Direction: Print every entry, word for word, and skip the images.

* begin Source material *

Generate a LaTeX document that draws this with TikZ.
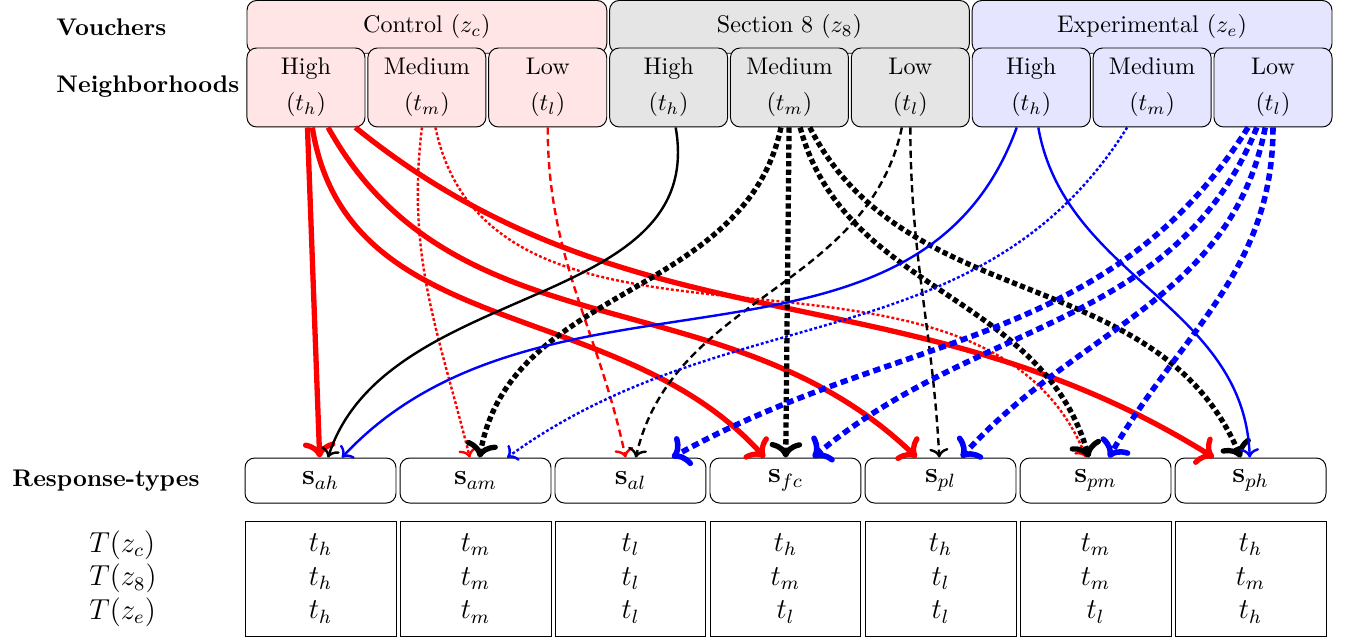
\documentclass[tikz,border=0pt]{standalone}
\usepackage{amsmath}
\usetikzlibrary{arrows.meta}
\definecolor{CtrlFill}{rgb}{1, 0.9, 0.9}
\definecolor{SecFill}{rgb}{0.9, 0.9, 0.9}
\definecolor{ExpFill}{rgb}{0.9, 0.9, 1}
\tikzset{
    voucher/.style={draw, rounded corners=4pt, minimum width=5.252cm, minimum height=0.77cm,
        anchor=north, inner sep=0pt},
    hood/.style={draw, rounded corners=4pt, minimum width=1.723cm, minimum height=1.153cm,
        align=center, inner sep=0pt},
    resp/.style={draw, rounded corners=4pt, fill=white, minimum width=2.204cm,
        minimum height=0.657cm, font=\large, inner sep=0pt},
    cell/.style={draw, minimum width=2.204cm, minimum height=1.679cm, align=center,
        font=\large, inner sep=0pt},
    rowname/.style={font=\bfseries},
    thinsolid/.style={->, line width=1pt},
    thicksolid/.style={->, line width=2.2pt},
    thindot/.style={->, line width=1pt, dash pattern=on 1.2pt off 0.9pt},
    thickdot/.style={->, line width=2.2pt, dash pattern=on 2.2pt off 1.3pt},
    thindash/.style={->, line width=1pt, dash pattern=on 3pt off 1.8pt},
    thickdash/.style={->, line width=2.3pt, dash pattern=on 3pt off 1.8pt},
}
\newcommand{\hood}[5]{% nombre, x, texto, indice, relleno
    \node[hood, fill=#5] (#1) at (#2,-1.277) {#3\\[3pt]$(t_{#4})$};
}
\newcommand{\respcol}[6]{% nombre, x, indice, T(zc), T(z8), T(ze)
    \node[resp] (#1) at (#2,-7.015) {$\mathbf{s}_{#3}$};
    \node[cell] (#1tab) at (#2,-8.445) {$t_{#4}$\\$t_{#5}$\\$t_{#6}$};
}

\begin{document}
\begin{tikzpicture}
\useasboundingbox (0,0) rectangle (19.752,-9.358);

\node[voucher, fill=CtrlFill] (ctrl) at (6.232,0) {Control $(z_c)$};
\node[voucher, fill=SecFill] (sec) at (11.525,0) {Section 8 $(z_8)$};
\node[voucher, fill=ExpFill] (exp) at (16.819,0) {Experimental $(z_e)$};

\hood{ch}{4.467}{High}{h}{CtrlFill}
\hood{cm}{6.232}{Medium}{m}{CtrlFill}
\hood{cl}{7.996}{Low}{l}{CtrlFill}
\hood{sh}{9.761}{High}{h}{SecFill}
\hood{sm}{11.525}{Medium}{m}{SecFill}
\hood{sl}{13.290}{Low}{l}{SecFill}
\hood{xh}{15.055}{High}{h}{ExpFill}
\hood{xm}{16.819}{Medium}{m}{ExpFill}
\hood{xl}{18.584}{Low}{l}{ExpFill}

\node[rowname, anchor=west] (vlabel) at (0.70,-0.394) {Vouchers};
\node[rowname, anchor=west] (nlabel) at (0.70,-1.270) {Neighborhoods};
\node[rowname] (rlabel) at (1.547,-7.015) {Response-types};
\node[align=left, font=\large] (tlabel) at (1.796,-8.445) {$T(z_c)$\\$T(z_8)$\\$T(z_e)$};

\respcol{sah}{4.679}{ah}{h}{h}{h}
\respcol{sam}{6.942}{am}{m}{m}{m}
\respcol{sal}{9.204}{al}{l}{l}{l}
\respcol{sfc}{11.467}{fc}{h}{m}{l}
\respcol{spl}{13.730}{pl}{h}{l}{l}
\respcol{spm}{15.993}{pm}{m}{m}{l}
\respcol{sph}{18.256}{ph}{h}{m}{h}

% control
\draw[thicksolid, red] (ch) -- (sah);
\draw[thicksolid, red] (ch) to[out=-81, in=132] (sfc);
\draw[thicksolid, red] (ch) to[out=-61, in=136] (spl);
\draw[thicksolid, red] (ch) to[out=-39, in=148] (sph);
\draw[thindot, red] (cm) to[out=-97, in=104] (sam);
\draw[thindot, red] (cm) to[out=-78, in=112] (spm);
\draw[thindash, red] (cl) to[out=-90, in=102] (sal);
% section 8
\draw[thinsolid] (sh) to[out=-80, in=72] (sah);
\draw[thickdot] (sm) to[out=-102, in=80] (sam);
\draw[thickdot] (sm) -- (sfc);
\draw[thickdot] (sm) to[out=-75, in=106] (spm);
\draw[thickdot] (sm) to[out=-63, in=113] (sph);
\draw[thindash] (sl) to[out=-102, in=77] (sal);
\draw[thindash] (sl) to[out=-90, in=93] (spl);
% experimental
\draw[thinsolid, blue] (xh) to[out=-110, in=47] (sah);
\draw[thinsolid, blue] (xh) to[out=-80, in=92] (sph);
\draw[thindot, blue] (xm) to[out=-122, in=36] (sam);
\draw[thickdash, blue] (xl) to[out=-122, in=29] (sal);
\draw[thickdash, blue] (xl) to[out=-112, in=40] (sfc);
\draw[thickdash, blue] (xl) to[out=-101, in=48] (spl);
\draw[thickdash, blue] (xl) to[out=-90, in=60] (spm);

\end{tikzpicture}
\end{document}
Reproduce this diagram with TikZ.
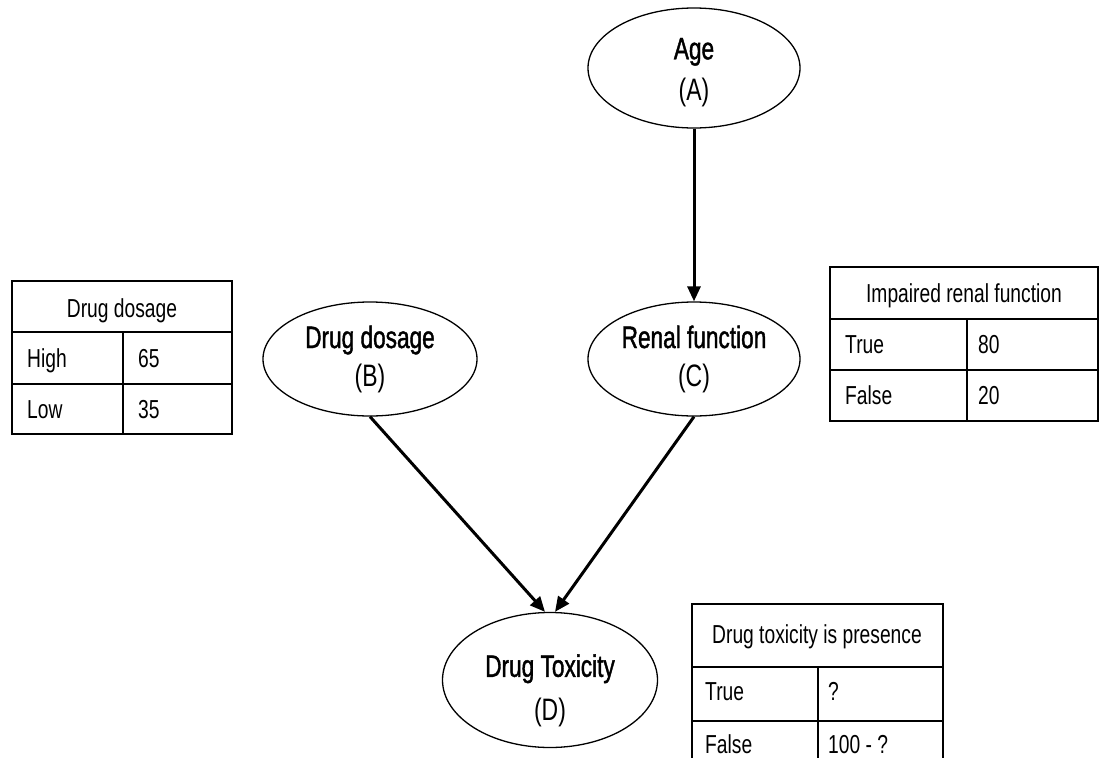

* end Source material *

Full solution:
Generate a LaTeX document that draws this with TikZ.
\documentclass[tikz,border=0pt]{standalone}
\usepackage{amsmath}
\usetikzlibrary{arrows.meta}
\definecolor{CtrlFill}{rgb}{1, 0.9, 0.9}
\definecolor{SecFill}{rgb}{0.9, 0.9, 0.9}
\definecolor{ExpFill}{rgb}{0.9, 0.9, 1}
\tikzset{
    voucher/.style={draw, rounded corners=4pt, minimum width=5.252cm, minimum height=0.77cm,
        anchor=north, inner sep=0pt},
    hood/.style={draw, rounded corners=4pt, minimum width=1.723cm, minimum height=1.153cm,
        align=center, inner sep=0pt},
    resp/.style={draw, rounded corners=4pt, fill=white, minimum width=2.204cm,
        minimum height=0.657cm, font=\large, inner sep=0pt},
    cell/.style={draw, minimum width=2.204cm, minimum height=1.679cm, align=center,
        font=\large, inner sep=0pt},
    rowname/.style={font=\bfseries},
    thinsolid/.style={->, line width=1pt},
    thicksolid/.style={->, line width=2.2pt},
    thindot/.style={->, line width=1pt, dash pattern=on 1.2pt off 0.9pt},
    thickdot/.style={->, line width=2.2pt, dash pattern=on 2.2pt off 1.3pt},
    thindash/.style={->, line width=1pt, dash pattern=on 3pt off 1.8pt},
    thickdash/.style={->, line width=2.3pt, dash pattern=on 3pt off 1.8pt},
}
\newcommand{\hood}[5]{% nombre, x, texto, indice, relleno
    \node[hood, fill=#5] (#1) at (#2,-1.277) {#3\\[3pt]$(t_{#4})$};
}
\newcommand{\respcol}[6]{% nombre, x, indice, T(zc), T(z8), T(ze)
    \node[resp] (#1) at (#2,-7.015) {$\mathbf{s}_{#3}$};
    \node[cell] (#1tab) at (#2,-8.445) {$t_{#4}$\\$t_{#5}$\\$t_{#6}$};
}

\begin{document}
\begin{tikzpicture}
\useasboundingbox (0,0) rectangle (19.752,-9.358);

\node[voucher, fill=CtrlFill] (ctrl) at (6.232,0) {Control $(z_c)$};
\node[voucher, fill=SecFill] (sec) at (11.525,0) {Section 8 $(z_8)$};
\node[voucher, fill=ExpFill] (exp) at (16.819,0) {Experimental $(z_e)$};

\hood{ch}{4.467}{High}{h}{CtrlFill}
\hood{cm}{6.232}{Medium}{m}{CtrlFill}
\hood{cl}{7.996}{Low}{l}{CtrlFill}
\hood{sh}{9.761}{High}{h}{SecFill}
\hood{sm}{11.525}{Medium}{m}{SecFill}
\hood{sl}{13.290}{Low}{l}{SecFill}
\hood{xh}{15.055}{High}{h}{ExpFill}
\hood{xm}{16.819}{Medium}{m}{ExpFill}
\hood{xl}{18.584}{Low}{l}{ExpFill}

\node[rowname, anchor=west] (vlabel) at (0.70,-0.394) {Vouchers};
\node[rowname, anchor=west] (nlabel) at (0.70,-1.270) {Neighborhoods};
\node[rowname] (rlabel) at (1.547,-7.015) {Response-types};
\node[align=left, font=\large] (tlabel) at (1.796,-8.445) {$T(z_c)$\\$T(z_8)$\\$T(z_e)$};

\respcol{sah}{4.679}{ah}{h}{h}{h}
\respcol{sam}{6.942}{am}{m}{m}{m}
\respcol{sal}{9.204}{al}{l}{l}{l}
\respcol{sfc}{11.467}{fc}{h}{m}{l}
\respcol{spl}{13.730}{pl}{h}{l}{l}
\respcol{spm}{15.993}{pm}{m}{m}{l}
\respcol{sph}{18.256}{ph}{h}{m}{h}

% control
\draw[thicksolid, red] (ch) -- (sah);
\draw[thicksolid, red] (ch) to[out=-81, in=132] (sfc);
\draw[thicksolid, red] (ch) to[out=-61, in=136] (spl);
\draw[thicksolid, red] (ch) to[out=-39, in=148] (sph);
\draw[thindot, red] (cm) to[out=-97, in=104] (sam);
\draw[thindot, red] (cm) to[out=-78, in=112] (spm);
\draw[thindash, red] (cl) to[out=-90, in=102] (sal);
% section 8
\draw[thinsolid] (sh) to[out=-80, in=72] (sah);
\draw[thickdot] (sm) to[out=-102, in=80] (sam);
\draw[thickdot] (sm) -- (sfc);
\draw[thickdot] (sm) to[out=-75, in=106] (spm);
\draw[thickdot] (sm) to[out=-63, in=113] (sph);
\draw[thindash] (sl) to[out=-102, in=77] (sal);
\draw[thindash] (sl) to[out=-90, in=93] (spl);
% experimental
\draw[thinsolid, blue] (xh) to[out=-110, in=47] (sah);
\draw[thinsolid, blue] (xh) to[out=-80, in=92] (sph);
\draw[thindot, blue] (xm) to[out=-122, in=36] (sam);
\draw[thickdash, blue] (xl) to[out=-122, in=29] (sal);
\draw[thickdash, blue] (xl) to[out=-112, in=40] (sfc);
\draw[thickdash, blue] (xl) to[out=-101, in=48] (spl);
\draw[thickdash, blue] (xl) to[out=-90, in=60] (spm);

\end{tikzpicture}
\end{document}
Reproduce this diagram with TikZ.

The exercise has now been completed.